Why Cynthia Nixon Is Wrong To Claim ‘Sex And The City’ Pressured Women Into Fashion Choices

Carrie Bradshaw Tutu

by Edwina Langley |
Published on

When I was 14 years old, a trend infiltrated my social sphere: the 90s gothic trend. Black was its hue and metal studs, the ticket ‘in’ to this exclusive fashion: on bracelets, belts, chokers, backpacks – who cared, the spikier and pokier, the better.

Fake piercings suddenly emerged too – from the nose and the lip to… the eyelid, practically. It was all about heavy eyeliner and jet-black lipsticks, chains dangling from trouser pockets and ripped black tights, cross pendants and clumpy Doc Martens. And terrible, terrible, headachy music.

Frankly, it terrified me. And for that reason, I steered clear of the fad entirely.

That was my choice. Yes, I felt social pressure to join in; to become one of ‘the goths’ who wore their sombre faces 24/7, reflecting how very hard it was to be a #FirstWorldTeenager. Nonetheless, I snubbed the ‘peer pressure’ – continued with my sensible midi skirts – and remained un-studded and un-chained throughout my school years. It wasn’t about self-assuredness or originality. Really, I just didn’t want to walk around in chains.

Skip forward a few years, and Sex and the City landed: the colourful, sparkling fantasy of romance, style and fast-paced urban living. That was a trend I did want to follow. So I wore the stilettos and the short skirts, the loud colours and the faux fur overcoats. I drank cocktails at hotel bars and snuck my way into A-list after parties and the launch of West End nightclubs. I wanted so much to be part of the buzzing, sexy, city life, like that experienced by Carrie et al.

But I was always aware that it was ‘a trend’ I was following. All my friends were. We acknowledged we were wannabe Carries or Charlottes, Mirandas or Samanthas, and that was very amusing to us. We never felt pressured into being one or other – we merely enjoyed the pretence. I guess it made us feel glamorous and grown up. It was our coming of age.

That said, not everyone joined in. Many of my peers thought it was ridiculous – ridiculous phase, ridiculous sitcom. Each to their own, of course.

It is for this reason, I really don’t agree with recent comments made by Sex and the City's Cynthia Nixon (Miranda Hobbs) to The Radio Times. In the interview, Cynthia says she blames the HBO series for pressuring women into dressing in a certain way – the high-heeled, SATC way.
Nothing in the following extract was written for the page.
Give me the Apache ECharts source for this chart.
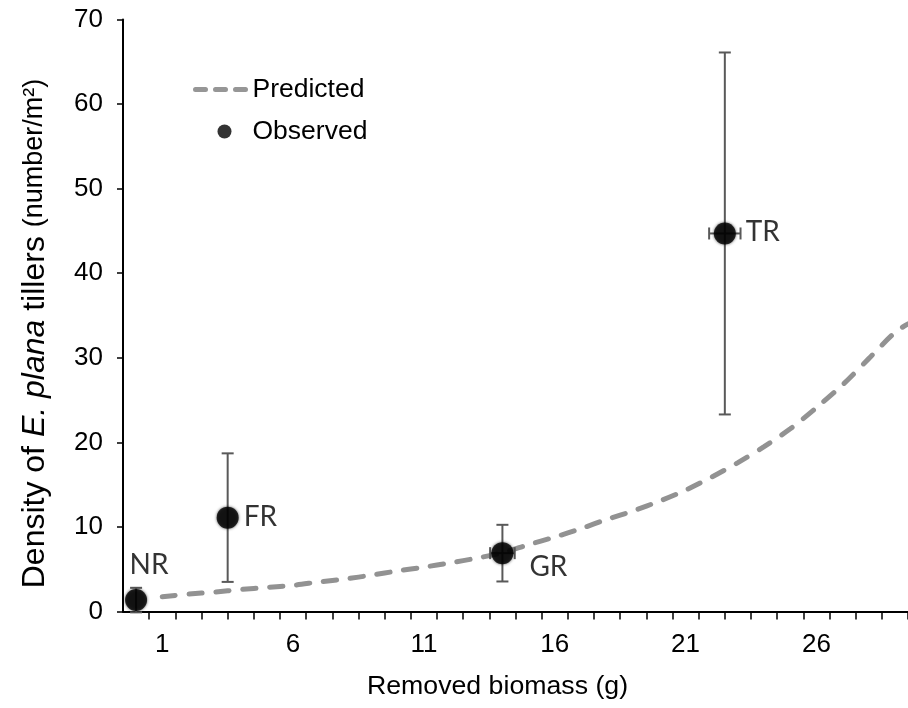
<!DOCTYPE html>
<html>
<head>
<meta charset="utf-8">
<script src="https://cdn.jsdelivr.net/npm/echarts@6/dist/echarts.min.js"></script>
<style>html,body{margin:0;padding:0;background:#fff}#c{width:908px;height:708px}</style>
</head>
<body>
<div id="c"></div>
<script>
// Observed treatments
var obsNames = ['NR', 'FR', 'GR', 'TR'];
var obsX = [0, 3.5, 14.0, 22.5];
var obsY = [1.35, 11.1, 6.9, 44.7];
var obsYErr = [1.45, 7.6, 3.35, 21.4];
var obsXErr = [0, 0, 0.47, 0.6];
// Predicted curve
var predX = [1, 2, 3, 4, 5, 6, 7, 8, 9, 10, 11, 12, 13, 14, 15, 16, 17, 18, 19, 20, 21, 22, 23, 24, 25, 26, 27, 28, 29, 29.5];
var predY = [1.75, 2.05, 2.3, 2.6, 2.85, 3.1, 3.5, 3.85, 4.3, 4.8, 5.25, 5.75, 6.3, 6.95, 7.9, 8.8, 9.8, 10.9, 11.9, 13.05, 14.35, 15.9, 17.6, 19.5, 21.6, 24.1, 26.8, 29.9, 33.0, 34.0];
// Axis labels
var xTickLabels = [1, 6, 11, 16, 21, 26];
var yTicks = [0, 10, 20, 30, 40, 50, 60, 70];

var xTickMarks = [];
for (var t = 0.5; t <= 29.5; t += 1) xTickMarks.push(t);

var labelCfg = [
  {position: 'top', offset: [13, -5]},
  {position: 'right', offset: [0, -1]},
  {position: 'right', offset: [11, 14]},
  {position: 'right', offset: [5, -1]}
];

var obsData = obsX.map(function (x, i) {
  return {
    value: [x, obsY[i]],
    name: obsNames[i],
    label: {show: true, formatter: obsNames[i], position: labelCfg[i].position, offset: labelCfg[i].offset}
  };
});
var errData = obsX.map(function (x, i) {
  return [x, obsY[i], obsYErr[i], obsXErr[i]];
});
var predData = predX.map(function (x, i) { return [x, predY[i]]; });

var chart = echarts.init(document.getElementById('c'));
var AX = 'Liberation Sans';
chart.setOption({
  animation: false,
  grid: {left: 123, right: -5, top: 19.5, bottom: 96.5, containLabel: false},
  legend: {
    orient: 'vertical', left: 188, top: 71, itemWidth: 58, itemHeight: 14, itemGap: 15,
    textStyle: {fontFamily: AX, fontSize: 26.5, color: '#000', padding: [0, 0, 0, -6]},
    data: [
      {name: 'Predicted', itemStyle: {color: 'rgba(0,0,0,0)', borderWidth: 0, opacity: 0},
        lineStyle: {type: [10, 10], cap: 'round', width: 5, color: '#969696'}},
      {name: 'Observed', itemStyle: {color: '#000', shadowBlur: 0}}
    ]
  },
  xAxis: {
    type: 'value', min: -0.5, max: 29.5,
    splitLine: {show: false},
    axisLine: {onZero: false, lineStyle: {color: '#000', width: 2}},
    axisTick: {show: true, length: 8, lineStyle: {color: '#000', width: 1.5}, customValues: xTickMarks},
    axisLabel: {customValues: xTickLabels, margin: 20, fontFamily: AX, fontSize: 26, color: '#000'},
    name: 'Removed biomass (g)', nameLocation: 'middle', nameGap: 62,
    nameTextStyle: {fontFamily: AX, fontSize: 26.7, color: '#000', padding: [0, 36, 0, 0]}
  },
  yAxis: {
    type: 'value', min: 0, max: 70, interval: 10,
    splitLine: {show: false},
    axisLine: {show: true, onZero: false, lineStyle: {color: '#000', width: 2}},
    axisTick: {show: true, length: 6, lineStyle: {color: '#000', width: 1.5}},
    axisLabel: {margin: 20, fontFamily: AX, fontSize: 26, color: '#000',
      formatter: function (v) { return yTicks.indexOf(v) >= 0 ? String(v) : ''; }},
    name: '{a|Density of }{i|E. plana}{a| tillers }{s|(number/m²)}',
    nameLocation: 'middle', nameRotate: 90, nameGap: 72,
    nameTextStyle: {
      padding: [0, 36, 0, 0],
      rich: {
        a: {fontFamily: AX, fontSize: 32, color: '#000'},
        i: {fontFamily: AX, fontSize: 32, fontStyle: 'italic', color: '#000'},
        s: {fontFamily: AX, fontSize: 27, color: '#000'}
      }
    }
  },
  series: [
    {
      name: 'Predicted', type: 'line', data: predData, smooth: 0.3,
      symbol: 'none', z: 2,
      lineStyle: {color: '#929292', width: 5, type: [13, 14], cap: 'round'},
      itemStyle: {color: '#929292'}
    },
    {
      name: 'ErrorBars', type: 'custom', data: errData, z: 3,
      renderItem: function (params, api) {
        var x = api.value(0), y = api.value(1), ye = api.value(2), xe = api.value(3);
        var top = api.coord([x, y + ye]);
        var bot = api.coord([x, y - ye]);
        var c = api.coord([x, y]);
        var st = {stroke: '#595959', lineWidth: 2};
        var cap = 6;
        var kids = [
          {type: 'line', shape: {x1: top[0], y1: top[1], x2: bot[0], y2: bot[1]}, style: st},
          {type: 'line', shape: {x1: top[0] - cap, y1: top[1], x2: top[0] + cap, y2: top[1]}, style: st},
          {type: 'line', shape: {x1: bot[0] - cap, y1: bot[1], x2: bot[0] + cap, y2: bot[1]}, style: st}
        ];
        if (xe > 0) {
          var l = api.coord([x - xe, y]);
          var r = api.coord([x + xe, y]);
          kids.push({type: 'line', shape: {x1: l[0], y1: c[1], x2: r[0], y2: c[1]}, style: st});
          kids.push({type: 'line', shape: {x1: l[0], y1: c[1] - cap, x2: l[0], y2: c[1] + cap}, style: st});
          kids.push({type: 'line', shape: {x1: r[0], y1: c[1] - cap, x2: r[0], y2: c[1] + cap}, style: st});
        }
        return {type: 'group', children: kids};
      }
    },
    {
      name: 'Observed', type: 'scatter', data: obsData, z: 4,
      symbol: 'circle', symbolSize: 22,
      itemStyle: {color: '#000', shadowBlur: 3, shadowColor: 'rgba(0,0,0,0.8)'},
      label: {fontFamily: 'Lato', fontSize: 28, color: '#000', distance: 5}
    }
  ]
});
</script>
</body>
</html>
She says that Carrie Bradshaw actress Sarah Jessica Parker is often berated by her husband, Matthew Broderick, for the fashion trends she helped set. Apparently he is known to motion to women on the street, dressed like ‘Carries’, and pointedly tell his wife: ‘YOU did that!’.

‘I wish that women would understand – or understand more – that it’s a fictional TV show,’ Cynthia explains. ‘No one should be expected to walk around looking like that in life – other than on the red carpet!’

I can see Cynthia’s point. There’s pure disbelief there, that a TV show should be taken so seriously that it ends up impacting almost an entire generation of women.

However, I’d like to argue that, no, the fact so many women chose to dress up Sex and the City-style is not the show’s fault. And that’s not because I’m a fan of the show myself; it’s because to blame women’s fashion choices on a TV programme is to suggest that women are not capable of making fashion choices for themselves. It’s to say us women are not aware of when we’re being influenced, and that we cannot make up our own minds as to whether we choose to or not to (literally) follow suit.

To agree with Cynthia, is to say that women are unconscious consumers. We just mindlessly following anything we feel remotely ‘pressured’ by…

IMHO, that’s rubbish – as I hope I have illustrated above. I didn’t dress up as a goth at 14 because I didn’t want to – peer pressure, be damned! In my 20s however, I did try to mimic SATC style (with the best that Topshop/H&M/Warehouse/Shellys and Office had to offer) because I very much did want to.

In both instances, it was about choice. And I will happily stand up for the fashion choices I made. Which means it makes me frustrated to hear that someone – Cynthia Nixon no less! – has claimed I was kowtowing to ‘pressure’. Truly, I wasn’t. I just really, really liked the trend.

As the recent parliamentary debate over the enforced unreasonable dress codes imposed on some women in the workplace has shown, sometimes women don’t have a choice as to what they can wear. But following the SATC trend was a choice (for most of us) and it especially was for me. And if it turns out in years to come, I look back and reflect it was a ‘What Were You Thinking?!’ one at that, I’m sure I’ll find a way to get over it.